Consequences of Surface Oxophilicity of Ni, Ni-Co, and Co Clusters on Methane Activation

Consequences of Surface Oxophilicity of Ni, Ni-Co, and Co Clusters on Methane Activation
Weifeng Tu, Chandra Veer Singh, Mireille Ghoussoub, Ya-Huei Cathy Chin
This study describes a new C–H bond activation pathway during CH4–CO2 reactions on oxophilic Ni-Co and Co clusters, unlike those established previously on Ni clusters. The initial C–H bond activation remains as the sole kinetically relevant step on Ni-Co, Ni, and Co clusters, but their specific reaction paths vary. On Ni clusters, C–H bond activation occurs via an oxidative addition step that involves a three-center (H3C···*···H) transition state, during which a Ni-atom inserts into the C–H bond and donates its electron density into the C–H bond’s antibonding orbital. Ni-Co clusters are more oxophilic than Ni; thus, their surfaces are covered with oxygen adatoms. An oxygen adatom and a vicinal Co-atom form a metal–oxygen site-pair that cleaves the C–H bond via a σ bond metathesis reaction, during which the Co inserts into the C–H bond while the oxygen abstracts the leaving H-atom in a concerted, four-center (H3C···*···H···O*) transition state. Similarly, Co clusters also catalyze the σ bond metathesis step, but much less effectively because of their higher oxophilicities, much stronger binding to oxygen, and less effective hydrogen abstraction than Ni-Co clusters.
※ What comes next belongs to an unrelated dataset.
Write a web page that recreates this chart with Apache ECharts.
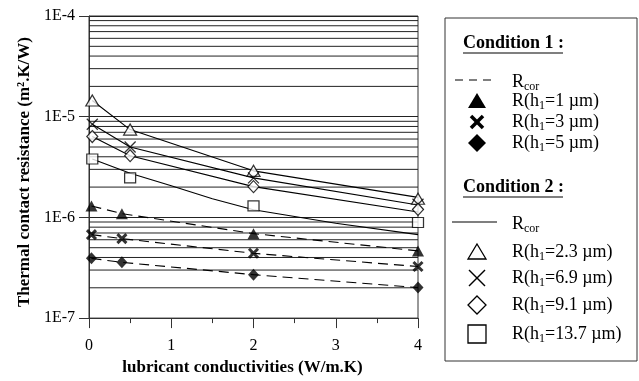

On Ni-Co and Co clusters, the pseudo-first-order rate coefficients are single-valued functions of the CO2-to-CO ratio (or H2O-to-H2 ratio), because this ratio prescribes the oxygen chemical potentials and the relative abundances of metal–oxygen site-pairs through the water–gas shift equilibrium. The direct involvement of reactive oxygen in the kinetically relevant step leads to more effective CH4 turnovers and complete elimination of coke deposition on Ni-Co bimetallic clusters.